─── Material provided ───

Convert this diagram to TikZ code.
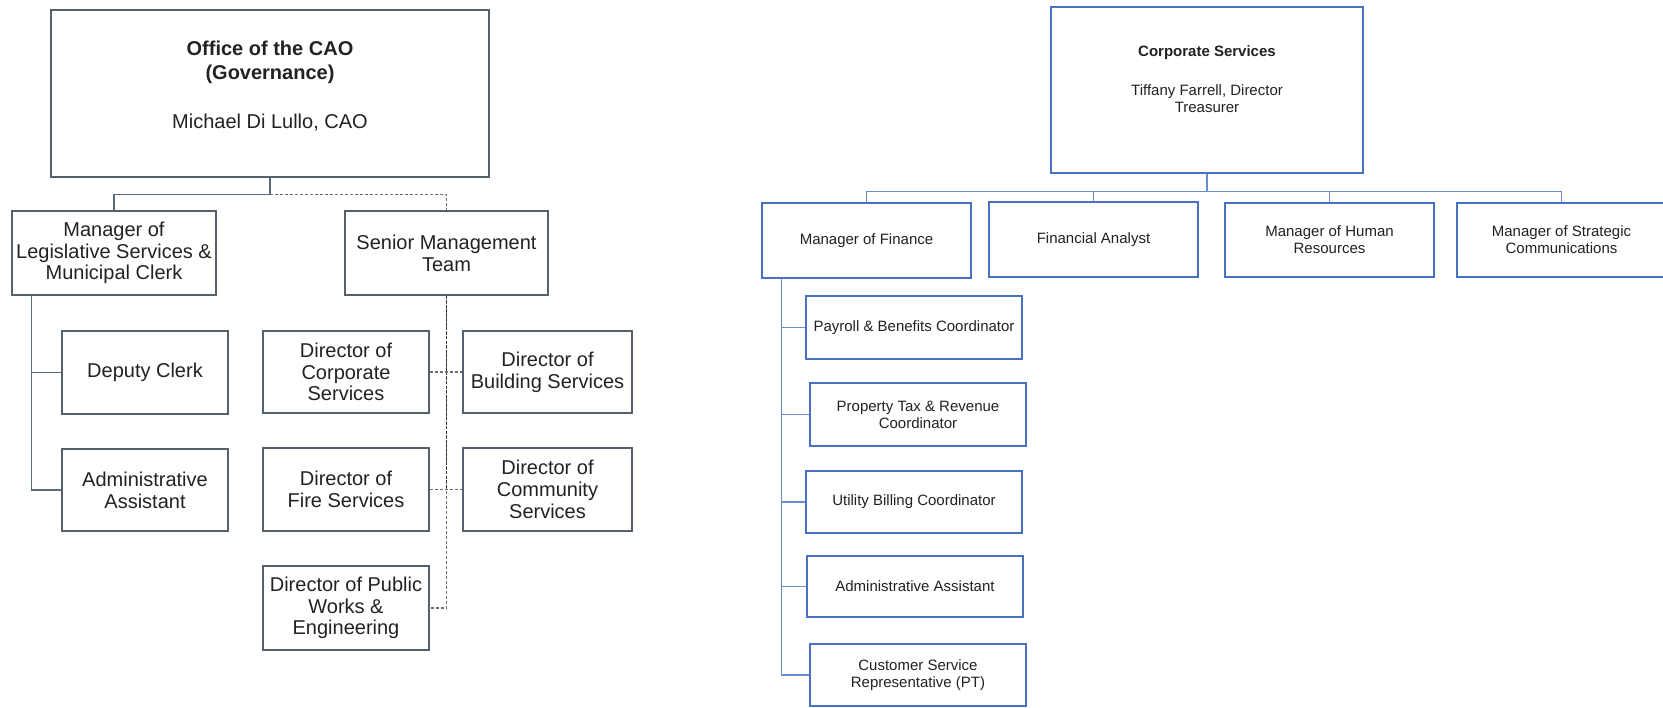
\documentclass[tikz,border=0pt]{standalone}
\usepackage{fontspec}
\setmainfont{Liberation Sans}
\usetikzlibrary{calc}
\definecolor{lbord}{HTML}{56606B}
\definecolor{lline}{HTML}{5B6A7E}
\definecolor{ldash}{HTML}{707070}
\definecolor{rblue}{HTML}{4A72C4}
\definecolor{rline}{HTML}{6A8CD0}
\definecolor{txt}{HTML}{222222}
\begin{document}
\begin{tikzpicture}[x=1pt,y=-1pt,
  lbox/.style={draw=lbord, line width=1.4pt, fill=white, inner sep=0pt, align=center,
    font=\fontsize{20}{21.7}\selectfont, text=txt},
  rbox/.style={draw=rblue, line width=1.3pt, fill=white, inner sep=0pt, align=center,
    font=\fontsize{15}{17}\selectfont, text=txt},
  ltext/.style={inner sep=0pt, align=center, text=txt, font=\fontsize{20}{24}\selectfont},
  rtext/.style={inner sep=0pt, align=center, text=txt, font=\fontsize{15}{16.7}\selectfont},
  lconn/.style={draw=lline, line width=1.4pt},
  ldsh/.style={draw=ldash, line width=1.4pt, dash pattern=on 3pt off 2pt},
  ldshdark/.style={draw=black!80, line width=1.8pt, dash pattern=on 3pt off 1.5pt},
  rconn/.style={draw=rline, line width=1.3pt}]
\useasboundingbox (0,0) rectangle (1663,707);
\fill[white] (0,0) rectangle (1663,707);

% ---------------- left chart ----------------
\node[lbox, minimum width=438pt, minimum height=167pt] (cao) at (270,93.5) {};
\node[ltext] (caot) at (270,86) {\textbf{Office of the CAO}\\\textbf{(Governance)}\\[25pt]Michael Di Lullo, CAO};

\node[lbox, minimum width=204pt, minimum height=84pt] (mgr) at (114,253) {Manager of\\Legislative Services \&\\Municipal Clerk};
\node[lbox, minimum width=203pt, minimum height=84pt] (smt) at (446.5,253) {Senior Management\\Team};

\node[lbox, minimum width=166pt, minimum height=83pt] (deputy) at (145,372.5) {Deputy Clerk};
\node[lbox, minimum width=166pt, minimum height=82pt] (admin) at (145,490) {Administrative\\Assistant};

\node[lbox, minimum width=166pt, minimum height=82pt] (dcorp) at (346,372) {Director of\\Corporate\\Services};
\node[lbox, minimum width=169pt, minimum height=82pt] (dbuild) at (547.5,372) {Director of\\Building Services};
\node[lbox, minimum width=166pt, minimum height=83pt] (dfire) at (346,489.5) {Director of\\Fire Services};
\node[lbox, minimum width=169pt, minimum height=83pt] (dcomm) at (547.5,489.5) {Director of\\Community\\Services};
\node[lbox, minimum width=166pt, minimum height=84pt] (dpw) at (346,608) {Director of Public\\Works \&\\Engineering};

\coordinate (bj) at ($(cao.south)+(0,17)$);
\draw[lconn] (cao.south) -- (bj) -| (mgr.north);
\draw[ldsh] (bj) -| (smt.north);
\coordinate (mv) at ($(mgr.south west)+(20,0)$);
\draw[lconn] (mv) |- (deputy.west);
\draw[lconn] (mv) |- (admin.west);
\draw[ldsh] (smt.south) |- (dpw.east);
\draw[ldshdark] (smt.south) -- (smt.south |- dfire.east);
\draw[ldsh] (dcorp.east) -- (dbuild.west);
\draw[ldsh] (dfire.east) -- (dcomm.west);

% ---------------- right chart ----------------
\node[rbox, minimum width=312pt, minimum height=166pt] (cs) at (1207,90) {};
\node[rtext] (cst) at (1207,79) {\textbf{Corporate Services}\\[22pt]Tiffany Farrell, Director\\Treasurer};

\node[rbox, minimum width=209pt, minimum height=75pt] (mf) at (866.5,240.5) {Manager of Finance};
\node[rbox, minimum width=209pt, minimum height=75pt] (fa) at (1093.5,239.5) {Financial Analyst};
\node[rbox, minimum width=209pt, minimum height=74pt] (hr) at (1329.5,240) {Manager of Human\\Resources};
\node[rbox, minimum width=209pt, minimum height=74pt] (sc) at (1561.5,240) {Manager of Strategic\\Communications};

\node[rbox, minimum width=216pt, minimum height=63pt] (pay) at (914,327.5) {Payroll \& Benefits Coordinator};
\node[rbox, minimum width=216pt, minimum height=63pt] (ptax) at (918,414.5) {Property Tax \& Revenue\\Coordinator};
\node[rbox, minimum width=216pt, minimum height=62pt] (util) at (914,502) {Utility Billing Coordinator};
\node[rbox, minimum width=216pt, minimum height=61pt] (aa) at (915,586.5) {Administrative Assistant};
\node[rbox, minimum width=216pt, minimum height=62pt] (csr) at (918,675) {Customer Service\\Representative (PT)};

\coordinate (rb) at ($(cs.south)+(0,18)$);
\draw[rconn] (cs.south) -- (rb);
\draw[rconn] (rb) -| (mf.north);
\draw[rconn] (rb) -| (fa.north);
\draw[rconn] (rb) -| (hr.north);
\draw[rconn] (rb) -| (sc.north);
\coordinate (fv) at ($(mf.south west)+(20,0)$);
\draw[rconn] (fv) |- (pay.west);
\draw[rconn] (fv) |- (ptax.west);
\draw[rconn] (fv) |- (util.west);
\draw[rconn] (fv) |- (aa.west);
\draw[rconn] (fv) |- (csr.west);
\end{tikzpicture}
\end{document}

───

*Written instruction*
Leave out the pictures and repeat exactly the lines from the start of the material through the line that contains "minimum width=203pt, minimum", both included.

*Answer to this exercise*
Convert this diagram to TikZ code.
\documentclass[tikz,border=0pt]{standalone}
\usepackage{fontspec}
\setmainfont{Liberation Sans}
\usetikzlibrary{calc}
\definecolor{lbord}{HTML}{56606B}
\definecolor{lline}{HTML}{5B6A7E}
\definecolor{ldash}{HTML}{707070}
\definecolor{rblue}{HTML}{4A72C4}
\definecolor{rline}{HTML}{6A8CD0}
\definecolor{txt}{HTML}{222222}
\begin{document}
\begin{tikzpicture}[x=1pt,y=-1pt,
  lbox/.style={draw=lbord, line width=1.4pt, fill=white, inner sep=0pt, align=center,
    font=\fontsize{20}{21.7}\selectfont, text=txt},
  rbox/.style={draw=rblue, line width=1.3pt, fill=white, inner sep=0pt, align=center,
    font=\fontsize{15}{17}\selectfont, text=txt},
  ltext/.style={inner sep=0pt, align=center, text=txt, font=\fontsize{20}{24}\selectfont},
  rtext/.style={inner sep=0pt, align=center, text=txt, font=\fontsize{15}{16.7}\selectfont},
  lconn/.style={draw=lline, line width=1.4pt},
  ldsh/.style={draw=ldash, line width=1.4pt, dash pattern=on 3pt off 2pt},
  ldshdark/.style={draw=black!80, line width=1.8pt, dash pattern=on 3pt off 1.5pt},
  rconn/.style={draw=rline, line width=1.3pt}]
\useasboundingbox (0,0) rectangle (1663,707);
\fill[white] (0,0) rectangle (1663,707);

% ---------------- left chart ----------------
\node[lbox, minimum width=438pt, minimum height=167pt] (cao) at (270,93.5) {};
\node[ltext] (caot) at (270,86) {\textbf{Office of the CAO}\\\textbf{(Governance)}\\[25pt]Michael Di Lullo, CAO};

\node[lbox, minimum width=204pt, minimum height=84pt] (mgr) at (114,253) {Manager of\\Legislative Services \&\\Municipal Clerk};
\node[lbox, minimum width=203pt, minimum height=84pt] (smt) at (446.5,253) {Senior Management\\Team};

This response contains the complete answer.